╭─ Source material

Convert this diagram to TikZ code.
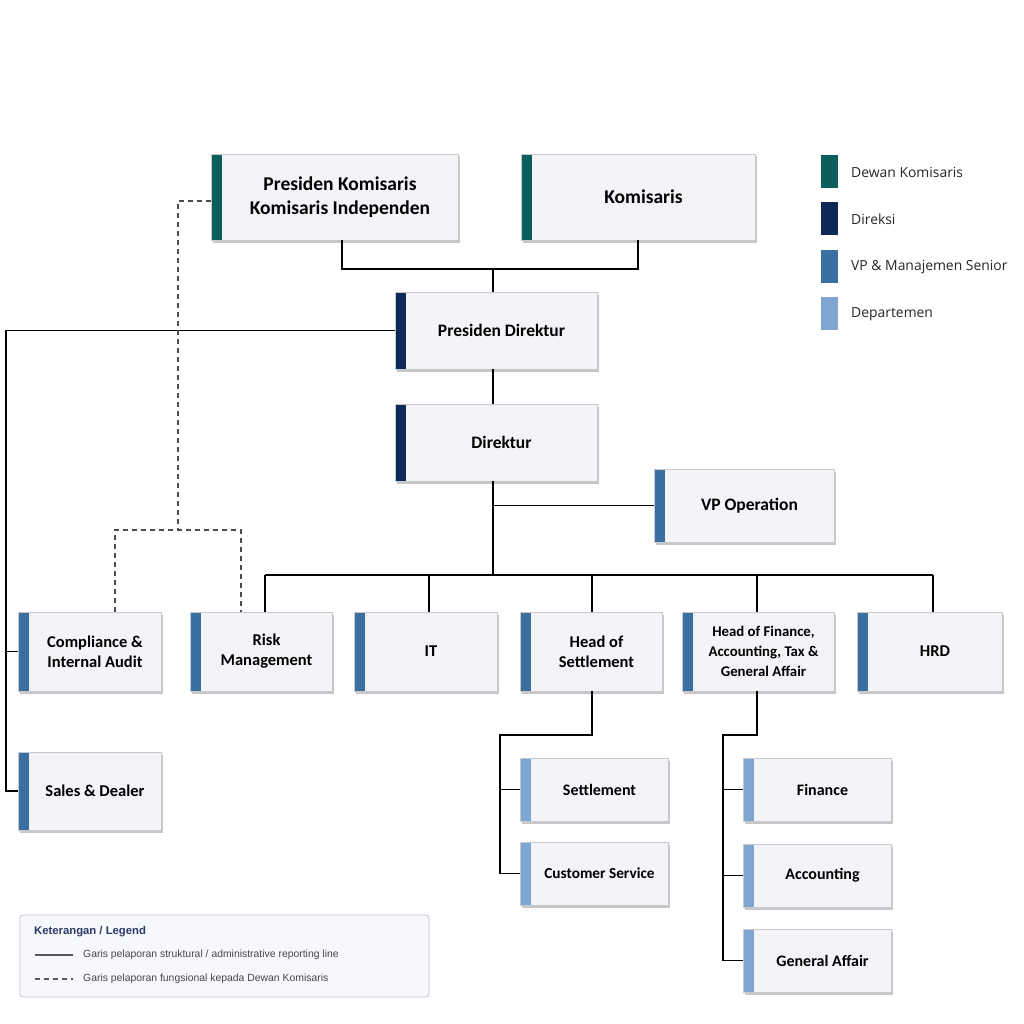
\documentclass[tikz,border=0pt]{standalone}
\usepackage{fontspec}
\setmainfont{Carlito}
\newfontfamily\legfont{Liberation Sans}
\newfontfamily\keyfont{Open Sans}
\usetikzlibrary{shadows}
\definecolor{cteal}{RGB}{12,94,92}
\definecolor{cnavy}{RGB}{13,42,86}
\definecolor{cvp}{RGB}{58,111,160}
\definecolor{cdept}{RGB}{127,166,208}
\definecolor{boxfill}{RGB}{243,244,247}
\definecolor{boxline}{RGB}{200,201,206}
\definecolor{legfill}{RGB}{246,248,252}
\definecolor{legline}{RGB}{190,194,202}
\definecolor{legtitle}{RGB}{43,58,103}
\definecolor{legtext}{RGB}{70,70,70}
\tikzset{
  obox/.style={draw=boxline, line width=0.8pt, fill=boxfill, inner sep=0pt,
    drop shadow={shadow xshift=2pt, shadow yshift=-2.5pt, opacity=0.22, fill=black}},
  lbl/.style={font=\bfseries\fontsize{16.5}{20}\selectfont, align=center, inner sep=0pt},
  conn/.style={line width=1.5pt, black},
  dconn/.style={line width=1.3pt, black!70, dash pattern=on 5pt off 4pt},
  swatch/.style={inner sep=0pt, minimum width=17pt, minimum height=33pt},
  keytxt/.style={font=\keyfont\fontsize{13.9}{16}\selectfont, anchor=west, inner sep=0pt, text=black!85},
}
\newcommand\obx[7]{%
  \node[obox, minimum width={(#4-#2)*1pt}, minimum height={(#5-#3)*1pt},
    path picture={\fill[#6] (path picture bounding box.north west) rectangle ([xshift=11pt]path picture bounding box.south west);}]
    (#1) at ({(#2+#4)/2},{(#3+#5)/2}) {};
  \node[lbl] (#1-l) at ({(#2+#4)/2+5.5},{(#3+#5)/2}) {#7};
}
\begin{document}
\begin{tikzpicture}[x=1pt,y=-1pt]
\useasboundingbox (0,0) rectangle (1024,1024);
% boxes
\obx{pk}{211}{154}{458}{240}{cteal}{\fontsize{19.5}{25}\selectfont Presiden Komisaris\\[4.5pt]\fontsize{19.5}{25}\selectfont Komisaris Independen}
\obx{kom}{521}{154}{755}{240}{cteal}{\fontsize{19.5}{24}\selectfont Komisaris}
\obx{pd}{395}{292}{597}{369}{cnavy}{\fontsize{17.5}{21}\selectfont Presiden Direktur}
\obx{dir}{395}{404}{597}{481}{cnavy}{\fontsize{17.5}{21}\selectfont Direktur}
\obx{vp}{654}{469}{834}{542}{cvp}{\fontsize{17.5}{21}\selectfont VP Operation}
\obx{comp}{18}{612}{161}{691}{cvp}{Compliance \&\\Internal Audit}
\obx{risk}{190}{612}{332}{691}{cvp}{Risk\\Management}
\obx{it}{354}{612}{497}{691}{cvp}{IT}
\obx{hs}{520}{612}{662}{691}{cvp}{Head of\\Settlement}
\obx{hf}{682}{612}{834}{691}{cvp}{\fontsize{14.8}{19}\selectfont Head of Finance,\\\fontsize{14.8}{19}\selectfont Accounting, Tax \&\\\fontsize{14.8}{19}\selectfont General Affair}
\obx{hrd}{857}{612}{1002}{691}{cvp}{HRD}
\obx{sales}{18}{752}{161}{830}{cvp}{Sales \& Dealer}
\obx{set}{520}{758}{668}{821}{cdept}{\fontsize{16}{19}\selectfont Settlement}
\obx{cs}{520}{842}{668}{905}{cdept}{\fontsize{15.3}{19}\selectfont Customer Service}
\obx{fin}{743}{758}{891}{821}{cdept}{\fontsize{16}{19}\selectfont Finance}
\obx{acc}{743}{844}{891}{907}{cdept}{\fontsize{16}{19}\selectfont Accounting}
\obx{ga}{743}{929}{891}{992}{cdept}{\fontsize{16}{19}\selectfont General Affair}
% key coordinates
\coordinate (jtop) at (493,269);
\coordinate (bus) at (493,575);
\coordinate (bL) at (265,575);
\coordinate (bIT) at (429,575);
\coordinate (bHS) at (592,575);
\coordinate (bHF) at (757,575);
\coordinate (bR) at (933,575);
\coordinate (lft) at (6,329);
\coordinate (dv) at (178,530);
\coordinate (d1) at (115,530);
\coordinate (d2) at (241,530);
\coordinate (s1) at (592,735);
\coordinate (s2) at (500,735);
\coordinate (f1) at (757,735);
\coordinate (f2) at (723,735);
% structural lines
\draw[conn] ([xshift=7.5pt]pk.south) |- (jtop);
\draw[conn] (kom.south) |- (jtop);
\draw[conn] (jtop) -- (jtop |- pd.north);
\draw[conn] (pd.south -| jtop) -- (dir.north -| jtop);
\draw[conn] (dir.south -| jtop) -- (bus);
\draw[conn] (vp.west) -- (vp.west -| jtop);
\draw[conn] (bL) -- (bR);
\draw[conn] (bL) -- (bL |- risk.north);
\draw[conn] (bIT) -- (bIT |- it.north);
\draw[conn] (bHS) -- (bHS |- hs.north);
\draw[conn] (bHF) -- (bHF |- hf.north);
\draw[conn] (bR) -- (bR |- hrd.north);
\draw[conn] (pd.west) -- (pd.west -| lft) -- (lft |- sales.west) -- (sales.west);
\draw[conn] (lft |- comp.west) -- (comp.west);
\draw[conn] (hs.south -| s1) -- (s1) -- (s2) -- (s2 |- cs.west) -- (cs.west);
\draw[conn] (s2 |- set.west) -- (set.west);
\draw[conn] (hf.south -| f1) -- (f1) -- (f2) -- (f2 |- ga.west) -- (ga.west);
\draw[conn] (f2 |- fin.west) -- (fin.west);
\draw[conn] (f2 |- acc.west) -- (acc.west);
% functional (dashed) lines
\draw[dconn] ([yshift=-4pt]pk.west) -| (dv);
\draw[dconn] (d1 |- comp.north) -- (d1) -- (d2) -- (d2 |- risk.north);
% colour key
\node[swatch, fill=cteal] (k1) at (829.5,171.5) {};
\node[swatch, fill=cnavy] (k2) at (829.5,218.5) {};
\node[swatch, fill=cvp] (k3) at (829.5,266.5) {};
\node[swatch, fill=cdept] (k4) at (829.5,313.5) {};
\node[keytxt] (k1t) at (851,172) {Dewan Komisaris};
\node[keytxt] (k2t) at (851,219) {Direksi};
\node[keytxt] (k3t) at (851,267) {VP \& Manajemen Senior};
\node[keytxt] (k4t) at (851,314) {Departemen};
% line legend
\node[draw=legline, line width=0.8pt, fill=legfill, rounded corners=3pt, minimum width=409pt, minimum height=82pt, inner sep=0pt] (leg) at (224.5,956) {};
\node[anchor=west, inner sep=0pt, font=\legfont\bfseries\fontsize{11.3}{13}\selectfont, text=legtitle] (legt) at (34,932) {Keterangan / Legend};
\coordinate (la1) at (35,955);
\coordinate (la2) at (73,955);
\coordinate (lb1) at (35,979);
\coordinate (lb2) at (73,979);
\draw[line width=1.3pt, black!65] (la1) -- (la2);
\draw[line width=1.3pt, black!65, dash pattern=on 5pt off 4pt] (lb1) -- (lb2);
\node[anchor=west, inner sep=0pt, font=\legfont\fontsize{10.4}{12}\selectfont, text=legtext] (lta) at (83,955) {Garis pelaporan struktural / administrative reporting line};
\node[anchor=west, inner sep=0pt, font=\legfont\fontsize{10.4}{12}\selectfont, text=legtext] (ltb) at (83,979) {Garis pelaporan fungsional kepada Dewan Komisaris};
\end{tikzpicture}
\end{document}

╰─

- **Direction**
Each line above is to be copied verbatim. Drop any image from the copy.

- **Result for this exercise**
Convert this diagram to TikZ code.
\documentclass[tikz,border=0pt]{standalone}
\usepackage{fontspec}
\setmainfont{Carlito}
\newfontfamily\legfont{Liberation Sans}
\newfontfamily\keyfont{Open Sans}
\usetikzlibrary{shadows}
\definecolor{cteal}{RGB}{12,94,92}
\definecolor{cnavy}{RGB}{13,42,86}
\definecolor{cvp}{RGB}{58,111,160}
\definecolor{cdept}{RGB}{127,166,208}
\definecolor{boxfill}{RGB}{243,244,247}
\definecolor{boxline}{RGB}{200,201,206}
\definecolor{legfill}{RGB}{246,248,252}
\definecolor{legline}{RGB}{190,194,202}
\definecolor{legtitle}{RGB}{43,58,103}
\definecolor{legtext}{RGB}{70,70,70}
\tikzset{
  obox/.style={draw=boxline, line width=0.8pt, fill=boxfill, inner sep=0pt,
    drop shadow={shadow xshift=2pt, shadow yshift=-2.5pt, opacity=0.22, fill=black}},
  lbl/.style={font=\bfseries\fontsize{16.5}{20}\selectfont, align=center, inner sep=0pt},
  conn/.style={line width=1.5pt, black},
  dconn/.style={line width=1.3pt, black!70, dash pattern=on 5pt off 4pt},
  swatch/.style={inner sep=0pt, minimum width=17pt, minimum height=33pt},
  keytxt/.style={font=\keyfont\fontsize{13.9}{16}\selectfont, anchor=west, inner sep=0pt, text=black!85},
}
\newcommand\obx[7]{%
  \node[obox, minimum width={(#4-#2)*1pt}, minimum height={(#5-#3)*1pt},
    path picture={\fill[#6] (path picture bounding box.north west) rectangle ([xshift=11pt]path picture bounding box.south west);}]
    (#1) at ({(#2+#4)/2},{(#3+#5)/2}) {};
  \node[lbl] (#1-l) at ({(#2+#4)/2+5.5},{(#3+#5)/2}) {#7};
}
\begin{document}
\begin{tikzpicture}[x=1pt,y=-1pt]
\useasboundingbox (0,0) rectangle (1024,1024);
% boxes
\obx{pk}{211}{154}{458}{240}{cteal}{\fontsize{19.5}{25}\selectfont Presiden Komisaris\\[4.5pt]\fontsize{19.5}{25}\selectfont Komisaris Independen}
\obx{kom}{521}{154}{755}{240}{cteal}{\fontsize{19.5}{24}\selectfont Komisaris}
\obx{pd}{395}{292}{597}{369}{cnavy}{\fontsize{17.5}{21}\selectfont Presiden Direktur}
\obx{dir}{395}{404}{597}{481}{cnavy}{\fontsize{17.5}{21}\selectfont Direktur}
\obx{vp}{654}{469}{834}{542}{cvp}{\fontsize{17.5}{21}\selectfont VP Operation}
\obx{comp}{18}{612}{161}{691}{cvp}{Compliance \&\\Internal Audit}
\obx{risk}{190}{612}{332}{691}{cvp}{Risk\\Management}
\obx{it}{354}{612}{497}{691}{cvp}{IT}
\obx{hs}{520}{612}{662}{691}{cvp}{Head of\\Settlement}
\obx{hf}{682}{612}{834}{691}{cvp}{\fontsize{14.8}{19}\selectfont Head of Finance,\\\fontsize{14.8}{19}\selectfont Accounting, Tax \&\\\fontsize{14.8}{19}\selectfont General Affair}
\obx{hrd}{857}{612}{1002}{691}{cvp}{HRD}
\obx{sales}{18}{752}{161}{830}{cvp}{Sales \& Dealer}
\obx{set}{520}{758}{668}{821}{cdept}{\fontsize{16}{19}\selectfont Settlement}
\obx{cs}{520}{842}{668}{905}{cdept}{\fontsize{15.3}{19}\selectfont Customer Service}
\obx{fin}{743}{758}{891}{821}{cdept}{\fontsize{16}{19}\selectfont Finance}
\obx{acc}{743}{844}{891}{907}{cdept}{\fontsize{16}{19}\selectfont Accounting}
\obx{ga}{743}{929}{891}{992}{cdept}{\fontsize{16}{19}\selectfont General Affair}
% key coordinates
\coordinate (jtop) at (493,269);
\coordinate (bus) at (493,575);
\coordinate (bL) at (265,575);
\coordinate (bIT) at (429,575);
\coordinate (bHS) at (592,575);
\coordinate (bHF) at (757,575);
\coordinate (bR) at (933,575);
\coordinate (lft) at (6,329);
\coordinate (dv) at (178,530);
\coordinate (d1) at (115,530);
\coordinate (d2) at (241,530);
\coordinate (s1) at (592,735);
\coordinate (s2) at (500,735);
\coordinate (f1) at (757,735);
\coordinate (f2) at (723,735);
% structural lines
\draw[conn] ([xshift=7.5pt]pk.south) |- (jtop);
\draw[conn] (kom.south) |- (jtop);
\draw[conn] (jtop) -- (jtop |- pd.north);
\draw[conn] (pd.south -| jtop) -- (dir.north -| jtop);
\draw[conn] (dir.south -| jtop) -- (bus);
\draw[conn] (vp.west) -- (vp.west -| jtop);
\draw[conn] (bL) -- (bR);
\draw[conn] (bL) -- (bL |- risk.north);
\draw[conn] (bIT) -- (bIT |- it.north);
\draw[conn] (bHS) -- (bHS |- hs.north);
\draw[conn] (bHF) -- (bHF |- hf.north);
\draw[conn] (bR) -- (bR |- hrd.north);
\draw[conn] (pd.west) -- (pd.west -| lft) -- (lft |- sales.west) -- (sales.west);
\draw[conn] (lft |- comp.west) -- (comp.west);
\draw[conn] (hs.south -| s1) -- (s1) -- (s2) -- (s2 |- cs.west) -- (cs.west);
\draw[conn] (s2 |- set.west) -- (set.west);
\draw[conn] (hf.south -| f1) -- (f1) -- (f2) -- (f2 |- ga.west) -- (ga.west);
\draw[conn] (f2 |- fin.west) -- (fin.west);
\draw[conn] (f2 |- acc.west) -- (acc.west);
% functional (dashed) lines
\draw[dconn] ([yshift=-4pt]pk.west) -| (dv);
\draw[dconn] (d1 |- comp.north) -- (d1) -- (d2) -- (d2 |- risk.north);
% colour key
\node[swatch, fill=cteal] (k1) at (829.5,171.5) {};
\node[swatch, fill=cnavy] (k2) at (829.5,218.5) {};
\node[swatch, fill=cvp] (k3) at (829.5,266.5) {};
\node[swatch, fill=cdept] (k4) at (829.5,313.5) {};
\node[keytxt] (k1t) at (851,172) {Dewan Komisaris};
\node[keytxt] (k2t) at (851,219) {Direksi};
\node[keytxt] (k3t) at (851,267) {VP \& Manajemen Senior};
\node[keytxt] (k4t) at (851,314) {Departemen};
% line legend
\node[draw=legline, line width=0.8pt, fill=legfill, rounded corners=3pt, minimum width=409pt, minimum height=82pt, inner sep=0pt] (leg) at (224.5,956) {};
\node[anchor=west, inner sep=0pt, font=\legfont\bfseries\fontsize{11.3}{13}\selectfont, text=legtitle] (legt) at (34,932) {Keterangan / Legend};
\coordinate (la1) at (35,955);
\coordinate (la2) at (73,955);
\coordinate (lb1) at (35,979);
\coordinate (lb2) at (73,979);
\draw[line width=1.3pt, black!65] (la1) -- (la2);
\draw[line width=1.3pt, black!65, dash pattern=on 5pt off 4pt] (lb1) -- (lb2);
\node[anchor=west, inner sep=0pt, font=\legfont\fontsize{10.4}{12}\selectfont, text=legtext] (lta) at (83,955) {Garis pelaporan struktural / administrative reporting line};
\node[anchor=west, inner sep=0pt, font=\legfont\fontsize{10.4}{12}\selectfont, text=legtext] (ltb) at (83,979) {Garis pelaporan fungsional kepada Dewan Komisaris};
\end{tikzpicture}
\end{document}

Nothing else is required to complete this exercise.